§ STATED GOAL: Skip the pictures. Set down, word for word, the lines from the start of the material up to and including the line with "Chart.register(...registerables);".

--- start MATERIAL SUPPLIED ---

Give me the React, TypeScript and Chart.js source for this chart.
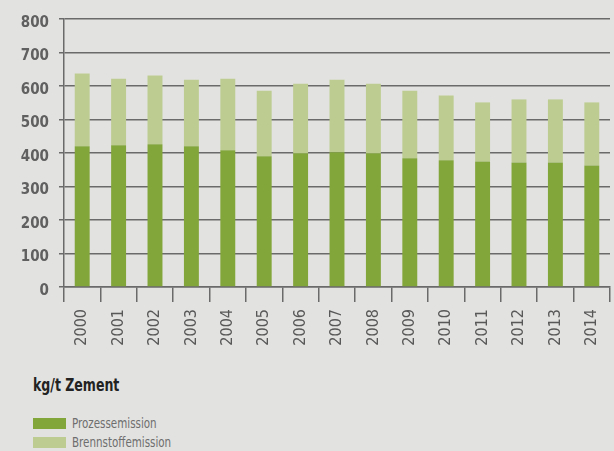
import React, { useEffect, useRef } from "react";
import { Chart, registerables } from "chart.js";

Chart.register(...registerables);

const years = ["2000","2001","2002","2003","2004","2005","2006","2007","2008","2009","2010","2011","2012","2013","2014"];
const prozessemission = [420, 423, 426, 420, 408, 390, 399, 402, 399, 384, 378, 375, 372, 372, 363];
const brennstoffemission = [217, 199, 205, 199, 214, 196, 208, 217, 208, 202, 194, 176, 188, 188, 188];
const yTicks = [0, 100, 200, 300, 400, 500, 600, 700, 800];

const DARK = "#83a63a";
const LIGHT = "#bdcd91";
const GRID = "#6a6a6a";
const BG = "#e2e2e0";
const FONT = "'DejaVu Sans Condensed', 'DejaVu Sans', sans-serif";

export default function App() {
  const ref = useRef<HTMLCanvasElement>(null);
  useEffect(() => {
    if (!ref.current) return;
    const chart = new Chart(ref.current, {
      type: "bar",
      data: {
        labels: years,
        datasets: [
          { label: "Prozessemission", data: prozessemission, backgroundColor: DARK, categoryPercentage: 1, barPercentage: 0.41 },
          { label: "Brennstoffemission", data: brennstoffemission, backgroundColor: LIGHT, categoryPercentage: 1, barPercentage: 0.41 },
        ],
      },
      options: {
        animation: false,
        responsive: false,
        maintainAspectRatio: false,
        layout: { padding: { top: 18, left: 0, right: 0, bottom: 0 } },
        plugins: { legend: { display: false }, tooltip: { enabled: false } },
        scales: {
          x: {
            stacked: true,
            offset: true,
            grid: { offset: true, drawOnChartArea: false, drawTicks: true, tickLength: 15, color: GRID, lineWidth: 1.5 },
            border: { display: true, color: GRID, width: 1.5 },
            ticks: {
              maxRotation: 90,
              minRotation: 90,
              autoSkip: false,
              padding: 7,
              color: "#585858",
              font: { family: FONT, size: 16 },
            },
            afterFit: (s: any) => { s.height = 360 - 287; },
          },
          y: {
            stacked: true,
            min: 0,
            max: 800,
            afterBuildTicks: (s: any) => { s.ticks = yTicks.map((v) => ({ value: v })); },
            grid: { color: GRID, lineWidth: 1.5, tickLength: 5 },
            border: { display: true, color: GRID, width: 1.5 },
            ticks: {
              padding: 10,
              labelOffset: 4,
              color: "#606060",
              font: { family: FONT, size: 15, weight: "bold" },
            },
            afterFit: (s: any) => { s.width = 64; },
          },
        },
      },
    });
    return () => chart.destroy();
  }, []);

  return (
    <div style={{ position: "fixed", left: 0, top: 0, width: 614, height: 451, overflow: "hidden", background: BG }}>
      <canvas ref={ref} width={618} height={360} style={{ position: "absolute", left: 0, top: 0, width: 618, height: 360 }} />
      <div style={{ position: "absolute", left: 33, top: 374, fontFamily: FONT, fontWeight: "bold", fontSize: 17, color: "#222222", lineHeight: "22px", transform: "scaleX(0.82)", transformOrigin: "left center", whiteSpace: "nowrap" }}>kg/t Zement</div>
      <div style={{ position: "absolute", left: 33, top: 414, fontFamily: FONT, fontSize: 14, color: "#6e6e6e", lineHeight: "19px" }}>
        <div style={{ display: "flex", alignItems: "center", height: 19 }}>
          <span style={{ display: "inline-block", width: 33, height: 11, background: DARK, marginRight: 6 }} />
          <span style={{ display: "inline-block", transform: "scaleX(0.82)", transformOrigin: "left center", whiteSpace: "nowrap" }}>Prozessemission</span>
        </div>
        <div style={{ display: "flex", alignItems: "center", height: 19 }}>
          <span style={{ display: "inline-block", width: 33, height: 11, background: LIGHT, marginRight: 6 }} />
          <span style={{ display: "inline-block", transform: "scaleX(0.82)", transformOrigin: "left center", whiteSpace: "nowrap" }}>Brennstoffemission</span>
        </div>
      </div>
    </div>
  );
}
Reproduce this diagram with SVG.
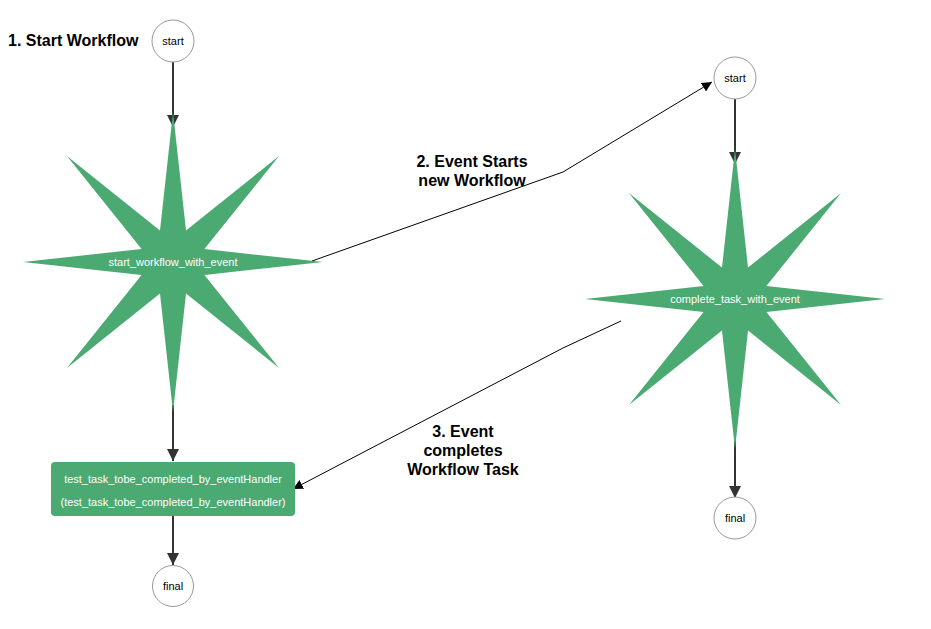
<svg xmlns="http://www.w3.org/2000/svg" xmlns:xlink="http://www.w3.org/1999/xlink" width="931" height="629" viewBox="0 0 931 629">
<style>
.circle{fill:#fff;stroke:#999;stroke-width:1}
.ctext{font-family:"Liberation Sans",Arial,sans-serif;font-size:11px;fill:#000;text-anchor:middle}
.wtext{font-family:"Liberation Sans",Arial,sans-serif;font-size:11px;fill:#fff}
.label{font-family:"Liberation Sans",Arial,sans-serif;font-size:16px;font-weight:bold;fill:#000;text-anchor:middle}
.label.left{text-anchor:start}
.star{fill:#4aaa72}
.flow{stroke:#333;stroke-width:2;fill:none}
.event{stroke:#000;stroke-width:1;fill:none}
</style>
<defs>
<polygon id="star" points="0,-150 13.01,-31.41 106.07,-106.07 31.41,-13.01 150,0 31.41,13.01 106.07,106.07 13.01,31.41 0,150 -13.01,31.41 -106.07,106.07 -31.41,13.01 -150,0 -31.41,-13.01 -106.07,-106.07 -13.01,-31.41"/>
<marker id="thick" markerUnits="userSpaceOnUse" markerWidth="12" markerHeight="12" refX="10" refY="5" viewBox="0 0 10 10" orient="auto">
<path d="M0,0 L10,5 L0,10 z" fill="#333"/>
</marker>
<marker id="thin" markerUnits="userSpaceOnUse" markerWidth="10" markerHeight="10" refX="10" refY="5" viewBox="0 0 10 10" orient="auto">
<path d="M0,0 L10,5 L0,10 z" fill="#000"/>
</marker>
</defs>
<rect width="931" height="629" fill="#fff"/>
<g id="connectors">
<line class="flow" x1="173" y1="62" x2="173" y2="127" marker-end="url(#thick)"/>
<line class="flow" x1="173" y1="405" x2="173" y2="461" marker-end="url(#thick)"/>
<line class="flow" x1="173" y1="516" x2="173" y2="565" marker-end="url(#thick)"/>
<line class="flow" x1="735" y1="99" x2="735" y2="164" marker-end="url(#thick)"/>
<line class="flow" x1="735" y1="440" x2="735" y2="498" marker-end="url(#thick)"/>
<polyline class="event" points="312,261 563,172 712,82" marker-end="url(#thin)"/>
<polyline class="event" points="621,321 563,348 293,489" marker-end="url(#thin)"/>
</g>
<g id="star1">
<use xlink:href="#star" href="#star" class="star" x="173" y="262"/>
<text class="wtext" x="173" y="266" text-anchor="middle">start_workflow_with_event</text>
</g>
<g id="star2">
<use xlink:href="#star" href="#star" class="star" x="735" y="299"/>
<text class="wtext" x="735" y="303" text-anchor="middle">complete_task_with_event</text>
</g>
<g id="start1">
<circle class="circle" cx="173" cy="41" r="21"/>
<text class="ctext" x="173" y="45">start</text>
</g>
<g id="start2">
<circle class="circle" cx="735" cy="78" r="21"/>
<text class="ctext" x="735" y="82">start</text>
</g>
<g id="task">
<rect x="51" y="462" width="244" height="54" rx="4" fill="#4aaa72"/>
<text class="wtext" x="173" y="483" text-anchor="middle">test_task_tobe_completed_by_eventHandler</text>
<text class="wtext" x="173" y="506" text-anchor="middle">(test_task_tobe_completed_by_eventHandler)</text>
</g>
<g id="final1">
<circle class="circle" cx="173" cy="586" r="20.5"/>
<text class="ctext" x="173" y="590">final</text>
</g>
<g id="final2">
<circle class="circle" cx="735" cy="518" r="21"/>
<text class="ctext" x="735" y="522">final</text>
</g>
<g id="labels">
<text class="label left" x="8" y="46">1. Start Workflow</text>
<text class="label" x="472" y="167">2. Event Starts</text>
<text class="label" x="472" y="186">new Workflow</text>
<text class="label" x="463" y="437">3. Event</text>
<text class="label" x="463" y="456">completes</text>
<text class="label" x="463" y="475">Workflow Task</text>
</g>
</svg>
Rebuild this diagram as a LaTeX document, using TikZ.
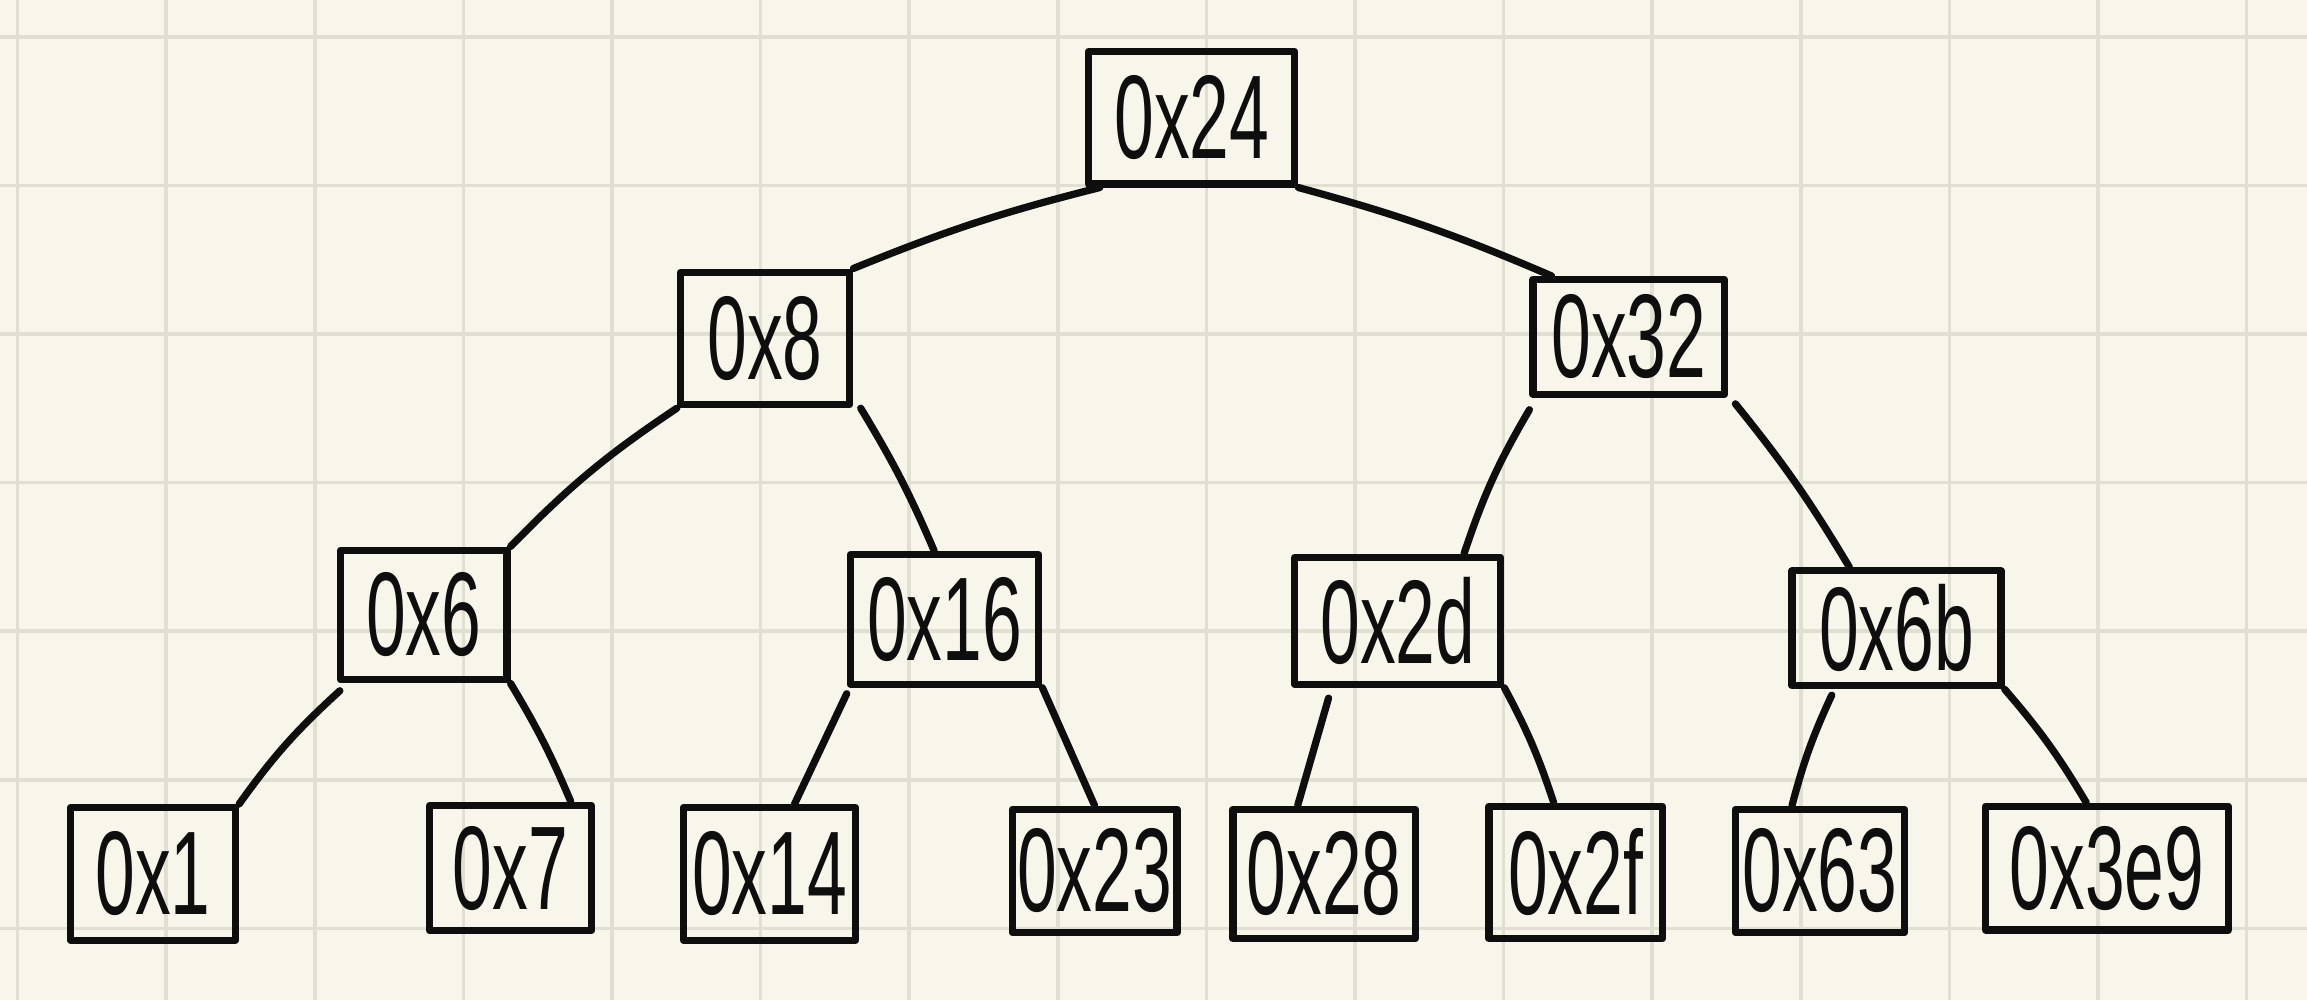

--- end MATERIAL SUPPLIED ---

§ RESPONSE TO THE EXERCISE:
Give me the React, TypeScript and Chart.js source for this chart.
import React, { useEffect, useRef } from "react";
import { Chart, registerables } from "chart.js";

Chart.register(...registerables);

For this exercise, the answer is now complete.